As with most great prep baseball players, Ross Jr. was both a hitter and pitcher. During his high school career, he had a 1.98 ERA with a .404 BA and was the Gatorade Baseball Player of the Year in Kentucky during his senior year. The Rangers drafted him in the second round of the 2008 amateur draft and gave him a $1.575 million signing bonus to pull him away from his college commitment. While he was never thought to be an ace, he was projected to be a mid-rotation starter that would eat a bunch of innings. He progressed throughout the minors, generally posting decent ERAs but his lack of command stunted his potential. In 2012, he made the Rangers bullpen out of spring training and performed well. He was a ground ball-inducing, low strikeout pitcher and finished the season with a 2.22 ERA in his 58 appearances. His strikeout rate increased the following year in another very strong year before moving to more of a swingman role with worse results in 2014.

Move to Boston

The Red Sox were coming off a very disappointing 2014 season where they found themselves going from worst to first to worst. In that following the offseason, the Red Sox were in dire need of some left-handed help in the bullpen and sent one of their pitching prospects, Anthony Ranaudo, to Texas in exchange for Ross Jr. They also traded for Rick Porcello and Wade Miley and signed Pablo Sandoval and Justin Masterson. It seemed like the team was determined to move out of the basement of the AL East. The Baseball Gods would have other plans for the team, though, and they started cold with a 9-17 record in April and then went 6-20 in May. Things looked bleak. Ross was on the Triple-A shuttle but returned for good in the middle of May.

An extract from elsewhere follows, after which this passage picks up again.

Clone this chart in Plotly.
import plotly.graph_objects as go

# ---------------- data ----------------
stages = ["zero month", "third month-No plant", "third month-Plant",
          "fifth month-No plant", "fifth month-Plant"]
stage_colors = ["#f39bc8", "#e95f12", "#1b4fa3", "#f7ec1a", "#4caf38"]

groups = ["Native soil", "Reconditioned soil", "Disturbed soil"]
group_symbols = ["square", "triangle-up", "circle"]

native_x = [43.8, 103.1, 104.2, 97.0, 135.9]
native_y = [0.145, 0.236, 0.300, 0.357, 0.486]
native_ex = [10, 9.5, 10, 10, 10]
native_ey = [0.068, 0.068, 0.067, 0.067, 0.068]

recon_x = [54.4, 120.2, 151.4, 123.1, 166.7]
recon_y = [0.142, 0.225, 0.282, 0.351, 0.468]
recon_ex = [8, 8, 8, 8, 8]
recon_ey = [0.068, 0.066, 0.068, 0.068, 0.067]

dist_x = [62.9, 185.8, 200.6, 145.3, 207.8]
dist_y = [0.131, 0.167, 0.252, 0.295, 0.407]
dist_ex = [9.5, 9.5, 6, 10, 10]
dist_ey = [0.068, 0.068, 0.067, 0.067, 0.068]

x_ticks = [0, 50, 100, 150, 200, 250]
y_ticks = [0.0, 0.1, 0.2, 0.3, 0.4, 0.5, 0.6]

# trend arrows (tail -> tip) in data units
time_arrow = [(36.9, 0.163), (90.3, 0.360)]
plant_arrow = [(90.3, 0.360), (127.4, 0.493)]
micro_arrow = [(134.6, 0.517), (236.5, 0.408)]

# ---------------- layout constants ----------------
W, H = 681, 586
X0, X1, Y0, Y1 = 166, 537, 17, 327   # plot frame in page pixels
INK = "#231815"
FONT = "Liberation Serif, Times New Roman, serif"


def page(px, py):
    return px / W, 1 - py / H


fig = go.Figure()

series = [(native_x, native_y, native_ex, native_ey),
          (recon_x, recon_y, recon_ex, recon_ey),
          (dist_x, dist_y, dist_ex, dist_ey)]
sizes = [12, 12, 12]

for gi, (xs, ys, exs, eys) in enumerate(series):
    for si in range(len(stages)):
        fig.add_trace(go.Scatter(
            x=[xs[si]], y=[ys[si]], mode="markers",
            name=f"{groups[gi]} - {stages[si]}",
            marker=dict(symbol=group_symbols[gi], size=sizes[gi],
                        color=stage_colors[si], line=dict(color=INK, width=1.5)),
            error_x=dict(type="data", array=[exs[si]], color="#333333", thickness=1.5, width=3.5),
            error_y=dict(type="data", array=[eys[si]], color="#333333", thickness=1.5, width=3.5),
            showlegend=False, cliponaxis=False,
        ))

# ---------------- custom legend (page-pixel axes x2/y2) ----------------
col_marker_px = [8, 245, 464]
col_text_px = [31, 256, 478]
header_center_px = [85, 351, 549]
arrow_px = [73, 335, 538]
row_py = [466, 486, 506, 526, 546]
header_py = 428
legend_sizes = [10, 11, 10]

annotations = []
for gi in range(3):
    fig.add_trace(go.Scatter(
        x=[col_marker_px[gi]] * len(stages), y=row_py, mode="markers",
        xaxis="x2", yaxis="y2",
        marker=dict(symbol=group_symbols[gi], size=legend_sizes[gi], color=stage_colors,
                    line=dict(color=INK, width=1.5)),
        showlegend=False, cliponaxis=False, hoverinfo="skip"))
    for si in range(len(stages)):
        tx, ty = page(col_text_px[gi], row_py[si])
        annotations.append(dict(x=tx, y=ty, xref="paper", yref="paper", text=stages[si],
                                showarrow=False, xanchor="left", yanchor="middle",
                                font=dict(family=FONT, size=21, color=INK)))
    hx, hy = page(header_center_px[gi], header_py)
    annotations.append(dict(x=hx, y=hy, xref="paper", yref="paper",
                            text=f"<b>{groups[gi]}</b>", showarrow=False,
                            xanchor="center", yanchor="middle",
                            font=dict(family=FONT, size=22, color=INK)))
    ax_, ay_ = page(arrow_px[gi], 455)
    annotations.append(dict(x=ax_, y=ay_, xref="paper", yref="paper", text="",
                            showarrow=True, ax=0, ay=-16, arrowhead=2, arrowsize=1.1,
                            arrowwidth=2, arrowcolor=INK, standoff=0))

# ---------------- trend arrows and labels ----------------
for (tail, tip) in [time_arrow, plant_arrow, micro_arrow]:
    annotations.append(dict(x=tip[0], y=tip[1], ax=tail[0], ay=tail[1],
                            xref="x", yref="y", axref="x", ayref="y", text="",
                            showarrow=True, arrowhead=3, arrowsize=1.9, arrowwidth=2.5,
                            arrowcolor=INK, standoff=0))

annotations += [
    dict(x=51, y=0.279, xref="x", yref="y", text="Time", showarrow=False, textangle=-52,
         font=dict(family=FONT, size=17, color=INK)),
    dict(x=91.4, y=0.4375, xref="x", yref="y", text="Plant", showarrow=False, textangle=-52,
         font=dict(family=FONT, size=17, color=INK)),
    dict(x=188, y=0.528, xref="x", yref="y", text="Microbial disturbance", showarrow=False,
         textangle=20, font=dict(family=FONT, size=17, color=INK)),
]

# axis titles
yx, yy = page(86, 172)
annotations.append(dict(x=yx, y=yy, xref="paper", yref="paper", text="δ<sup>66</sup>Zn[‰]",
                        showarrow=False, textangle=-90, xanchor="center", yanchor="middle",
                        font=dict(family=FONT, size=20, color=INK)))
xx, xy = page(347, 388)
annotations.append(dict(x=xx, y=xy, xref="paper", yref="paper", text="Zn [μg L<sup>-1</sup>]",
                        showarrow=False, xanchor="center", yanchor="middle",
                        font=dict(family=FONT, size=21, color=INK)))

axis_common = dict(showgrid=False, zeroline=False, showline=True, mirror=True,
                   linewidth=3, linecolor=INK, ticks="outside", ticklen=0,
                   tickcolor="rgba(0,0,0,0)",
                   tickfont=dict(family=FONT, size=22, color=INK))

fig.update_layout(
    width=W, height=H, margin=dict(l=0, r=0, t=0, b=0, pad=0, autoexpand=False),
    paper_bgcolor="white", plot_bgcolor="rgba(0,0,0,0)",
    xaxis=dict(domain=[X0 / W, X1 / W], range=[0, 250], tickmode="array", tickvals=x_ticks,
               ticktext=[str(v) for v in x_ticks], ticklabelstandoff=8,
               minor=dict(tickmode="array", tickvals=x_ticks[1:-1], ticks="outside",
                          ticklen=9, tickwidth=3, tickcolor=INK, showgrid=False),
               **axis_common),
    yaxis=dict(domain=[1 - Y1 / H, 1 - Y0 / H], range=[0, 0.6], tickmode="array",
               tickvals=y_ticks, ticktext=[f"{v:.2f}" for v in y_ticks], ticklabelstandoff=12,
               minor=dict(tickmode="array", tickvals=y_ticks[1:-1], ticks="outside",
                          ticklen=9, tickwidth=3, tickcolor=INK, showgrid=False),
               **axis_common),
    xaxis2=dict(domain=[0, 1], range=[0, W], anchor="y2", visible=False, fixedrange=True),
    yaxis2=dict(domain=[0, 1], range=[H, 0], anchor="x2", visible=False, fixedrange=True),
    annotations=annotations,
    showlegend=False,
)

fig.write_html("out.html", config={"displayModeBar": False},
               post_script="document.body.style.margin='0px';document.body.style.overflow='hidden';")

Then he did this.

This was not just a one time occurrence either. After this, the catches/attempted catches kept coming and continued into the 2016 season.

After catching a David Ortiz home run in his hat, his performance improved. At the end of May, Ross Jr. had a 5.29 ERA, 1.53 WHIP and 127 ERA-, which is not what you want.

After May, however, he started to incorporate his slider and curveball. His slider was especially lethal. It held batters to a .157 AVG, with a 28.3 strikeout rate. The slider was a major worm killer, inducing ground balls 68.6 percent of the time and his average exit velocity of 83.1 MPH was in the 98th percentile for the league. Was incorporating the slider more or catching a David Ortiz bomb the reason for his improvement? I’ll let you decide.

Ross Jr. started to see more and more seventh and eighth inning work as the awful season continued. The season got even worse after Koji Uehara’s wrist was broken by a comebacker in early August that ended his season. Ross Jr. split the closing duties with Junichi Tazawa and finished the season with a 3.44 ERA, six holds, and six saves in his 22 appearances.

So in a awful season where we would finish last for the second year in a row, Don Orsillo would call his last Red Sox game, and John Farrell stepped down as manager to battle lymphoma, the one bright spot I remember was Ross Jr. making those hat catches from the bullpen.